Copy every line of the records below that holds the word "this".
+++ EXERCISE MATERIALS +++
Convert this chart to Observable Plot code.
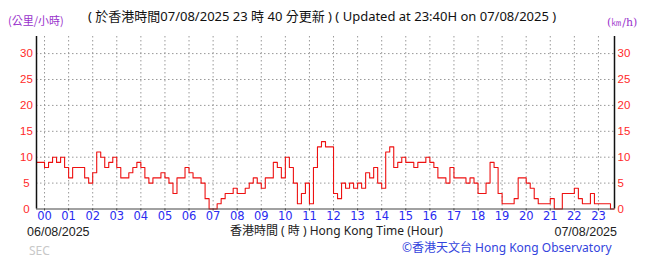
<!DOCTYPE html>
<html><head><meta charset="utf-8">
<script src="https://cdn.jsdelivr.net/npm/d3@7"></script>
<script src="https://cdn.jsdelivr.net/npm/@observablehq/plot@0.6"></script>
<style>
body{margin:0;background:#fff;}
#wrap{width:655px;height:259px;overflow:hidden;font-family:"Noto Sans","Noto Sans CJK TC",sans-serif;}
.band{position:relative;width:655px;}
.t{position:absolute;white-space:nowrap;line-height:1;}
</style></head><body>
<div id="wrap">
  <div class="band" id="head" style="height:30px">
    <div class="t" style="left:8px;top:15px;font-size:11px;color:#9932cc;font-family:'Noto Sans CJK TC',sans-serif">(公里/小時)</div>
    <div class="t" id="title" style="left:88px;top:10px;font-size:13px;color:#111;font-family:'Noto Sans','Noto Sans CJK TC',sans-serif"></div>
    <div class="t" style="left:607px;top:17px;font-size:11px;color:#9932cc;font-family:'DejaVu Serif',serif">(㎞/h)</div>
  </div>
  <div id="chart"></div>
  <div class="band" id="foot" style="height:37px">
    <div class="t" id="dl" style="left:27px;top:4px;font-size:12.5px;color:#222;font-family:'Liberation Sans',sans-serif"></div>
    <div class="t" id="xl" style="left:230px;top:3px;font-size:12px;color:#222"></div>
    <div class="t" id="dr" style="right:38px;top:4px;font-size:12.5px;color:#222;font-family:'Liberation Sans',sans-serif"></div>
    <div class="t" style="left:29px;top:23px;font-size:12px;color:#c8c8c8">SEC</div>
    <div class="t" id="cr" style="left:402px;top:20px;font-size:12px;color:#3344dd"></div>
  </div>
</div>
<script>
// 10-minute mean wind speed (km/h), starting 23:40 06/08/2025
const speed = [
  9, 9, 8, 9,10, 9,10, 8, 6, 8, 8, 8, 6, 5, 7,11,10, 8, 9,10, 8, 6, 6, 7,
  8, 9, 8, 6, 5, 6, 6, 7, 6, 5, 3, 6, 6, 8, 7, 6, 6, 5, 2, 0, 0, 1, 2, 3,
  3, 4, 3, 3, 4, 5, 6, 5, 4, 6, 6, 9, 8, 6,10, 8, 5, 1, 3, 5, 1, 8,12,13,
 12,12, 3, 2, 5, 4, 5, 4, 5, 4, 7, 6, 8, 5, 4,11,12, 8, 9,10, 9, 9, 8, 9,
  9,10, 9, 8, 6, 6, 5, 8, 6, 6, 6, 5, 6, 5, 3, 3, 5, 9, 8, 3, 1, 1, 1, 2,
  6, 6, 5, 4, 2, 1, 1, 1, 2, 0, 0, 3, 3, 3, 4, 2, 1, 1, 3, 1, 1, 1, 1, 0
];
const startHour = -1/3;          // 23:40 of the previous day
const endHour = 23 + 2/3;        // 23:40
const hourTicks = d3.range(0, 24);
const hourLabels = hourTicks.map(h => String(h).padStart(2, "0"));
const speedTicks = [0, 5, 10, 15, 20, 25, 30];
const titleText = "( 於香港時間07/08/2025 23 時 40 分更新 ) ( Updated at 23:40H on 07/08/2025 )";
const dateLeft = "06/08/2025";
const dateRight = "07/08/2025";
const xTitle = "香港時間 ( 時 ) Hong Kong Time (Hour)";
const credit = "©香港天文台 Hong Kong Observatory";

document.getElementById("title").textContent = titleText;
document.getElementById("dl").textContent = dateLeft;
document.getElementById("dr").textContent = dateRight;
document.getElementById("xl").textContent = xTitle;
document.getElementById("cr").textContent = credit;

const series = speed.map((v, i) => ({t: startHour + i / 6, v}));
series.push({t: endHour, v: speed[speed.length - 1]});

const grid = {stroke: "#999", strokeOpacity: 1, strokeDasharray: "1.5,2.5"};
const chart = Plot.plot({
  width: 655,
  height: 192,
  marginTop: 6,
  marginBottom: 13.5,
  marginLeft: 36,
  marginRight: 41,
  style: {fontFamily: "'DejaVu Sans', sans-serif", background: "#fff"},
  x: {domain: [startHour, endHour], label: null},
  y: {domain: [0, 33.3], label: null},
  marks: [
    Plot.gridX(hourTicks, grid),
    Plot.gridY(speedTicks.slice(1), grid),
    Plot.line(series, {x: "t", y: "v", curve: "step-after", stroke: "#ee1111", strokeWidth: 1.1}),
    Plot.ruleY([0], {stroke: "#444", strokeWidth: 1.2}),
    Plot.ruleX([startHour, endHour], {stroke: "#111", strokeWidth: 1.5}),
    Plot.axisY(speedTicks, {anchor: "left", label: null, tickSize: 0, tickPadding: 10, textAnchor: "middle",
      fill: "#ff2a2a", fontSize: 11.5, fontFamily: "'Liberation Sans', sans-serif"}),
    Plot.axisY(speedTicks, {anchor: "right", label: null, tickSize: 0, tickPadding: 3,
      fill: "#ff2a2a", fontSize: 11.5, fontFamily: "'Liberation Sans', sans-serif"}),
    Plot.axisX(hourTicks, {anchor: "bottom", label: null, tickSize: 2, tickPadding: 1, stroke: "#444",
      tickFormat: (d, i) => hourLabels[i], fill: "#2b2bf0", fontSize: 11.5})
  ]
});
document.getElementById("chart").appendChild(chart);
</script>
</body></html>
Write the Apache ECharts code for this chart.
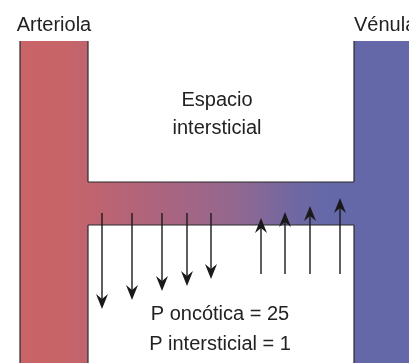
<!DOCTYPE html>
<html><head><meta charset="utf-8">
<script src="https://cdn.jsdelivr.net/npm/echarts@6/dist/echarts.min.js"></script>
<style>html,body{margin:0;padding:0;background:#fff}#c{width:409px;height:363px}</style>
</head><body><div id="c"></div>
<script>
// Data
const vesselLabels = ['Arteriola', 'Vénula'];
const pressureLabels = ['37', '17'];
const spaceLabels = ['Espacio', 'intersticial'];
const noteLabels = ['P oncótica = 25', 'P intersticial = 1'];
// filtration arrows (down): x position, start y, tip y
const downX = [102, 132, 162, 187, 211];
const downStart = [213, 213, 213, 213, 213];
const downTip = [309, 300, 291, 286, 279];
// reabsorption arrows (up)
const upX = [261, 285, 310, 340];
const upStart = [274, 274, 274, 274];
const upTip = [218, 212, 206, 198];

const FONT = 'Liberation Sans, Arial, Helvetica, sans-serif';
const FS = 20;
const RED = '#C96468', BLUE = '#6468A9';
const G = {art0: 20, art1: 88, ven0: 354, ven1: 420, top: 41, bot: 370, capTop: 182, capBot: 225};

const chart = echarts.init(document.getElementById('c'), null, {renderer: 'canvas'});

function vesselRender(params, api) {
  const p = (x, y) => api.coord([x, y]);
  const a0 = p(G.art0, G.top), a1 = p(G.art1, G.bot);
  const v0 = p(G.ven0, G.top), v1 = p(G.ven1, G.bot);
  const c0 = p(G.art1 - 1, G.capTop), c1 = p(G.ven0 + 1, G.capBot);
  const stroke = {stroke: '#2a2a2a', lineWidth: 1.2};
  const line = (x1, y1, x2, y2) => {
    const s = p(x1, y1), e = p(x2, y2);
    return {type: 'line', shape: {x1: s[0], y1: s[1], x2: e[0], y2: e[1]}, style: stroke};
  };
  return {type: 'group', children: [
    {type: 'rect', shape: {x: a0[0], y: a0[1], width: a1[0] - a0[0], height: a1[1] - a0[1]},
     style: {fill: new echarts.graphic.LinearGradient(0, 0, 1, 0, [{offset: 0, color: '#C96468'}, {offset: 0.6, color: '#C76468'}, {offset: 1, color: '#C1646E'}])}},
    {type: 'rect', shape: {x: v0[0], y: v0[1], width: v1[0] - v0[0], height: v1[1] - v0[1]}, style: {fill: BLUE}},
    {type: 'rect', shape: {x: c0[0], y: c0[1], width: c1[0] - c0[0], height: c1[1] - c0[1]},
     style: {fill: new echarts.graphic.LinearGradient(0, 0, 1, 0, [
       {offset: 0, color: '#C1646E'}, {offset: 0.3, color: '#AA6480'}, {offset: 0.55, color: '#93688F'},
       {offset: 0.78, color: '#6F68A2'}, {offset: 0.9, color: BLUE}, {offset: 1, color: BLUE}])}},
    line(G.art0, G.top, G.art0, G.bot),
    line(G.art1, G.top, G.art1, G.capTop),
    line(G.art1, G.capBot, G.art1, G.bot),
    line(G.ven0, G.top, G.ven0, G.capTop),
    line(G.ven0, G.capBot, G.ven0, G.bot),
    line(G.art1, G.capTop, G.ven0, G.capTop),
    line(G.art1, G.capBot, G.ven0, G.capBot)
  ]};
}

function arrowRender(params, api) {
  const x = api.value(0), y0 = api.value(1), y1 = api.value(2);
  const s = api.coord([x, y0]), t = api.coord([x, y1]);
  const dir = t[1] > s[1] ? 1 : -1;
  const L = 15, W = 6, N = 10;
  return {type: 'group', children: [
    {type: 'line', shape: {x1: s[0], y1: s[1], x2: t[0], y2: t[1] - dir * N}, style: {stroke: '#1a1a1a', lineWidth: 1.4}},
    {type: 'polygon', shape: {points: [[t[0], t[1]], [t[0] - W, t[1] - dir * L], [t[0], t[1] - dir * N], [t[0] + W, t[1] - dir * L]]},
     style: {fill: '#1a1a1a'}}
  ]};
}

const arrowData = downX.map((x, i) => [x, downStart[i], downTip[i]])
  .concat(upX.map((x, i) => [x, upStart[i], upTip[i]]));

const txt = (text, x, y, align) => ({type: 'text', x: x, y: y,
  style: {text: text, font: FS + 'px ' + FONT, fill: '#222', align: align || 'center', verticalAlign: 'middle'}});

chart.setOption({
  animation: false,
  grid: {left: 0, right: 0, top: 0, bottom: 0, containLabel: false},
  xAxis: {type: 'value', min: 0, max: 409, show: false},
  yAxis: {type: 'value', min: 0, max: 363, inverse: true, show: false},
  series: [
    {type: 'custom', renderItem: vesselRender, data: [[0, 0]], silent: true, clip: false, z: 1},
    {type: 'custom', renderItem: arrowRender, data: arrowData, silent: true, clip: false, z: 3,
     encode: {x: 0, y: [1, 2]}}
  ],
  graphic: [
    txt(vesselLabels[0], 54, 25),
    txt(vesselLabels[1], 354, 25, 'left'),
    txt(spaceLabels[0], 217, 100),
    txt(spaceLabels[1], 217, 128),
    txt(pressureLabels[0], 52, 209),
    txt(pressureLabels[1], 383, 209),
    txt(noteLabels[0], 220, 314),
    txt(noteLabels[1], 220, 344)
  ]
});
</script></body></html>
+++
→ RESULT
Convert this chart to Observable Plot code.
Write the Apache ECharts code for this chart.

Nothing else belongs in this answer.